The plan also includes several intersection improvements on the Perimeter Highway and twinning for the last stretch of the Trans-Canada, a five-kilometre stretch to the Ontario border.

The plan is comprehensive including 525 highways projects encompassing 1,862 kilometres of road, 97 bridge and structure projects, 214 water-related projects and more than $75 million invested in northern airports.

The strategy also includes a commitment to invest a minimum of $500 million annually in Manitoba highways until 2028.

Other work is also scheduled for the Southeast.

That includes surface rehabilitation to Highway 75 from the U.S. border to Highway 23 and Provincial Road 205 to Provincial Road 305. That work is expected to be complete by fall 2025.

The bridge crossing the Red River at Ste Agathe is also on the schedule with work expected to begin this spring and be completed in fall of 2025.

Construction on Deacon’s Corner originally planned to be completed in 2022 will continue with the new completion date scheduled for fall of this year.

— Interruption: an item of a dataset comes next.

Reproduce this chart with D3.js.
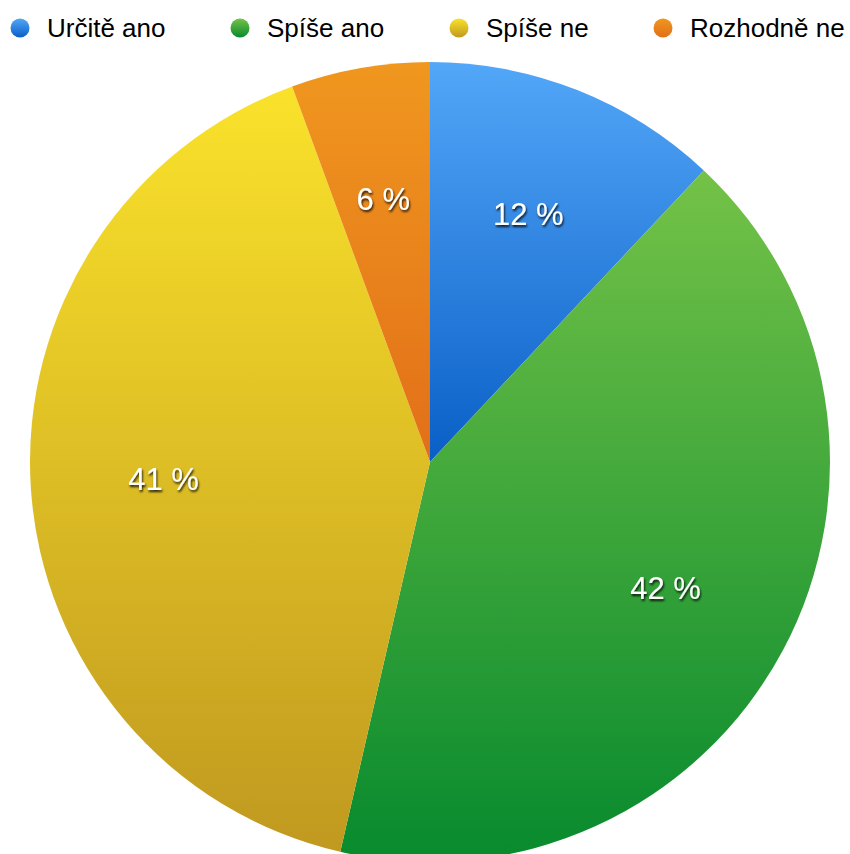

Additional planned work includes the completion of surface rehabilitation for the Trans-Canada Highway from the Perimeter to Highway 12, a structure replacement on the Trans-Canada at the Brokenhead River east of Richer, shoulder work on Provincial Road 308, structure replacement on Highway 12 at Fish Creek, just north of the Trans-Canada, intersection improvements at Highway 15 and Provincial Road 302 and a structure replacement at Cooks Creek on Highway 15, 7.4 km west of Highway 12.

Manitoba Transportation and Infrastructure is responsible for 19,100 km of all-weather road, almost half the distance around the world and more than the distance from Steinbach to the South Pole (15,514 km). They also oversee 4,750 km of drains, 19 community ring dikes, 1,655 bridges and overpasses, 23 northern airports, 1,125 bridge-sized large culverts, 41 pumping stations, 61 reservoirs, 425 km of dikes, 345 water control structures, 90 dams, eight diversions and four ferries.